Input records:
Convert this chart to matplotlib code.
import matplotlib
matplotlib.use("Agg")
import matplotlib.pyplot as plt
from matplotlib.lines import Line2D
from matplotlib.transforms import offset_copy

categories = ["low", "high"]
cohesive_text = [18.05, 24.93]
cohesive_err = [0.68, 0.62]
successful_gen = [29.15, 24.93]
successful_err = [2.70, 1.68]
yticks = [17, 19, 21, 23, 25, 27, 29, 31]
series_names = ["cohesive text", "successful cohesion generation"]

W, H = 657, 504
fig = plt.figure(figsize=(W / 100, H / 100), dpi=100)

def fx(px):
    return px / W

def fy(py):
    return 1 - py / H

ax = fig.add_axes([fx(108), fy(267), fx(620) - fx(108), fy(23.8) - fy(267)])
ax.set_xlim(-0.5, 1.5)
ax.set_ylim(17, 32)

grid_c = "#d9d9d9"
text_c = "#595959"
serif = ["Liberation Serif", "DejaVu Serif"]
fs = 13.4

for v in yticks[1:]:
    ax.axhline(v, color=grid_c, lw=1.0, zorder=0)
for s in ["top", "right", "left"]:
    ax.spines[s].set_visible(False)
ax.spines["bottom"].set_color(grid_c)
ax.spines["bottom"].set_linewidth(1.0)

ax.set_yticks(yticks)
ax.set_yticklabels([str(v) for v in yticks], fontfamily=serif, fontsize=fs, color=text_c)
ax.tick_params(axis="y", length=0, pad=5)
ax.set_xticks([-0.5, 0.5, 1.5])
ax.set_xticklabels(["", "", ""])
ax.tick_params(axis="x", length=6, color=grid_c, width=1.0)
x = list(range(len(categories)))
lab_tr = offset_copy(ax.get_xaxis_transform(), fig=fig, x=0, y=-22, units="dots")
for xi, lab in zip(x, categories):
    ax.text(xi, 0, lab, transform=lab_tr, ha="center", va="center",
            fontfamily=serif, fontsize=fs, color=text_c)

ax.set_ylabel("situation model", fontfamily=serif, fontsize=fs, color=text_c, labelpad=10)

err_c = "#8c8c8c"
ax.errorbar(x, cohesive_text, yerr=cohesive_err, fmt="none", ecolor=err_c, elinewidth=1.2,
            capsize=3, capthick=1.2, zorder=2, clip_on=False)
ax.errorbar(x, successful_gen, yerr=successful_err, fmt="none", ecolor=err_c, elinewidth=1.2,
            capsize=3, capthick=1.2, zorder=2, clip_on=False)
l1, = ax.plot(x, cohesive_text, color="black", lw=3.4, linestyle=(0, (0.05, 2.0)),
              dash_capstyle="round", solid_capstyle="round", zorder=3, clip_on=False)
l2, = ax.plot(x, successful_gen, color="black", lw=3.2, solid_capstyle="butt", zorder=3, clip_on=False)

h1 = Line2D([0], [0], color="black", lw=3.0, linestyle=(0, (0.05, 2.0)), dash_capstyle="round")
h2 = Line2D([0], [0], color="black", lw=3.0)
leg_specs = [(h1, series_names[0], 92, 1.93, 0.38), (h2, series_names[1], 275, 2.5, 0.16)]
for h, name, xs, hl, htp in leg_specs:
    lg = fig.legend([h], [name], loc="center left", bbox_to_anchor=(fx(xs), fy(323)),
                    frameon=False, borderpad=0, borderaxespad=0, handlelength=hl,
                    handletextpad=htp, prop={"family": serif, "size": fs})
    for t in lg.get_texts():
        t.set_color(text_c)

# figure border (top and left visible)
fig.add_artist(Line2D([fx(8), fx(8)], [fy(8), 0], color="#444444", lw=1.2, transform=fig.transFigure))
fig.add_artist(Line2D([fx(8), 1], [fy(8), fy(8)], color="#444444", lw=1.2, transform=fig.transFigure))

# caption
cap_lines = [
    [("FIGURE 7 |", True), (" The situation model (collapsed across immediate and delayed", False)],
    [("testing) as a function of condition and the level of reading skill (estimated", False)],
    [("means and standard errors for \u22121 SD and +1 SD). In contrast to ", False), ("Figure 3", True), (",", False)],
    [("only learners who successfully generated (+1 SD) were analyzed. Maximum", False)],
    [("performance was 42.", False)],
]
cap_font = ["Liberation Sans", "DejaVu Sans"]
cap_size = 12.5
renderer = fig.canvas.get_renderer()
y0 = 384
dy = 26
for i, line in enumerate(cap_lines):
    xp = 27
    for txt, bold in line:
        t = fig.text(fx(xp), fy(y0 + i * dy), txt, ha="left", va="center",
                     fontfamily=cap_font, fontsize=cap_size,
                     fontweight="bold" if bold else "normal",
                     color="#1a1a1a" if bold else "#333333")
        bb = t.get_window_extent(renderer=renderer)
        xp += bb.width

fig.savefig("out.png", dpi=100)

--

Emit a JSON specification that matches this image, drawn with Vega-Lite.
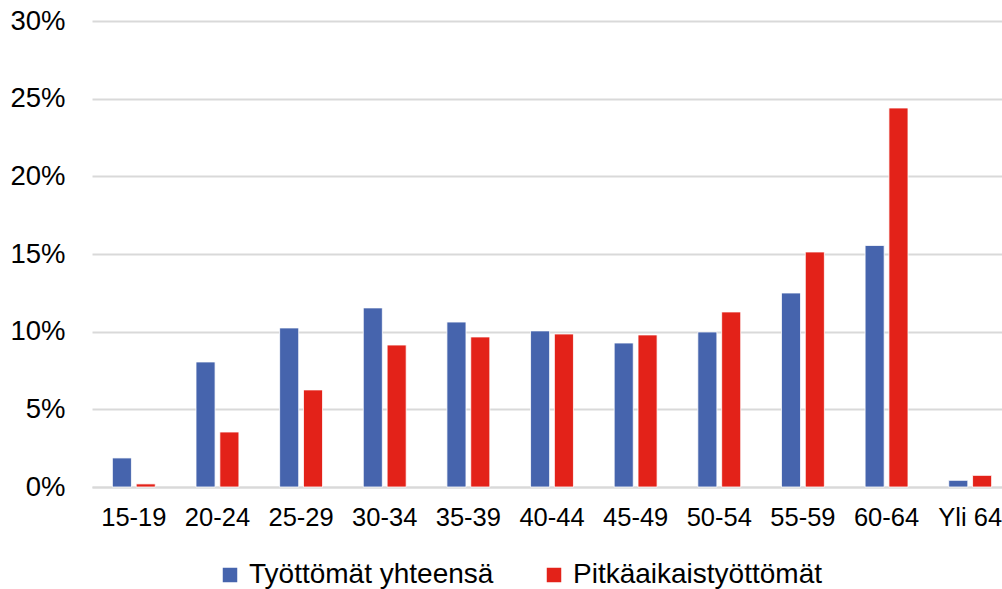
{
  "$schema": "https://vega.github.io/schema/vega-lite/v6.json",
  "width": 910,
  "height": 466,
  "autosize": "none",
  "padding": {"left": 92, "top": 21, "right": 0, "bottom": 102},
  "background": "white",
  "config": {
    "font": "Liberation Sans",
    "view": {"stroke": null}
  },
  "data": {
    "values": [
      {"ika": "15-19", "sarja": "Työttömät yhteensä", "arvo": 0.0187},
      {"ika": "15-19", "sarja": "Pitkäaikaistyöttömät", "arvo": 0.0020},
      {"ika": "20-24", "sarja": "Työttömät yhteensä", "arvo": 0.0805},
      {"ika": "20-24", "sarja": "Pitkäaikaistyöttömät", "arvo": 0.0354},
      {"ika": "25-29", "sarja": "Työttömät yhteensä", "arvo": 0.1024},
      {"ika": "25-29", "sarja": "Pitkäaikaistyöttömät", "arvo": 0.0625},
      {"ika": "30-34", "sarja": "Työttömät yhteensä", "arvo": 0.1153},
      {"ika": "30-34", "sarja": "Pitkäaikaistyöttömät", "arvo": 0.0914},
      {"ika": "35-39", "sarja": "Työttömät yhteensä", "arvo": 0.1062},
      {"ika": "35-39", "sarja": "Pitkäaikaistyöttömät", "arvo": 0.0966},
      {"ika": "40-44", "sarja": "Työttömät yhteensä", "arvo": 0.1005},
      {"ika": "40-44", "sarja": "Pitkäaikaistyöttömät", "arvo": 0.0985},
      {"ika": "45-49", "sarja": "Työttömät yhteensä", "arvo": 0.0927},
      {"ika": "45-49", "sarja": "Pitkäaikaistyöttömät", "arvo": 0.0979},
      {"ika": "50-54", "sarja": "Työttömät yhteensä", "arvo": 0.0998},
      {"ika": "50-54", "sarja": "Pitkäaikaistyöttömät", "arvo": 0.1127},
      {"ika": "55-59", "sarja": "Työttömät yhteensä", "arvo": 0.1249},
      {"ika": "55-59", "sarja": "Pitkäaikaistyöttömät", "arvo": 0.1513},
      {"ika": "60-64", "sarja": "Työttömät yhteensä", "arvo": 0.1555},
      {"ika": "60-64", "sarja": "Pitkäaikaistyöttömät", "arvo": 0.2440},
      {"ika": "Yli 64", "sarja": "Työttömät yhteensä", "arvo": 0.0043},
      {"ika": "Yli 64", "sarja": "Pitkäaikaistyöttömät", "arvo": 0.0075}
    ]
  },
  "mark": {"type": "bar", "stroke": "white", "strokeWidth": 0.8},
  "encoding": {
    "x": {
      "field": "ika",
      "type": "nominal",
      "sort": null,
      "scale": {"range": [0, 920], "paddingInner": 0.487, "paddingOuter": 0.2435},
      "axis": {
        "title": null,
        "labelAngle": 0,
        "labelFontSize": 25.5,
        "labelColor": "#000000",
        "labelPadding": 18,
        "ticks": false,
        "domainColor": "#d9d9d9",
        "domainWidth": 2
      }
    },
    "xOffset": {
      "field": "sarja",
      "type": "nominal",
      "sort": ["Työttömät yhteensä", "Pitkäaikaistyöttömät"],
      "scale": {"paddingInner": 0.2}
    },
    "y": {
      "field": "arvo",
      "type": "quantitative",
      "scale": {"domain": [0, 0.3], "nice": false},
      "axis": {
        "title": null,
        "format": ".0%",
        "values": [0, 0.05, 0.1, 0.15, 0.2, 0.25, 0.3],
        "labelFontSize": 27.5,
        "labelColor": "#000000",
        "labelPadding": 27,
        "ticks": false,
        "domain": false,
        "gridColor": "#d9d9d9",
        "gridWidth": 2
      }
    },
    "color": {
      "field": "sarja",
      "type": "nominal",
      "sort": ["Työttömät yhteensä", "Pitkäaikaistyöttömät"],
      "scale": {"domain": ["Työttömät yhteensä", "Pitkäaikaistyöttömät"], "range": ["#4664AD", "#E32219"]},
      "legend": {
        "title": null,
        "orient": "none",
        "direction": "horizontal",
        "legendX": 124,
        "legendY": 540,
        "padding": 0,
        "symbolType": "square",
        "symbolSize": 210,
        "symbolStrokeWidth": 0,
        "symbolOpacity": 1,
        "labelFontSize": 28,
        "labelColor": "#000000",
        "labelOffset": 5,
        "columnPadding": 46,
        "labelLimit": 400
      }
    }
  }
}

Problem description: The lines to transcribe begin at the line with "Convert this chart to matplotlib code." and end at the line with "from matplotlib.transforms import offset_copy"; copy them exactly, both ends included.

The response:
Convert this chart to matplotlib code.
import matplotlib
matplotlib.use("Agg")
import matplotlib.pyplot as plt
from matplotlib.lines import Line2D
from matplotlib.transforms import offset_copy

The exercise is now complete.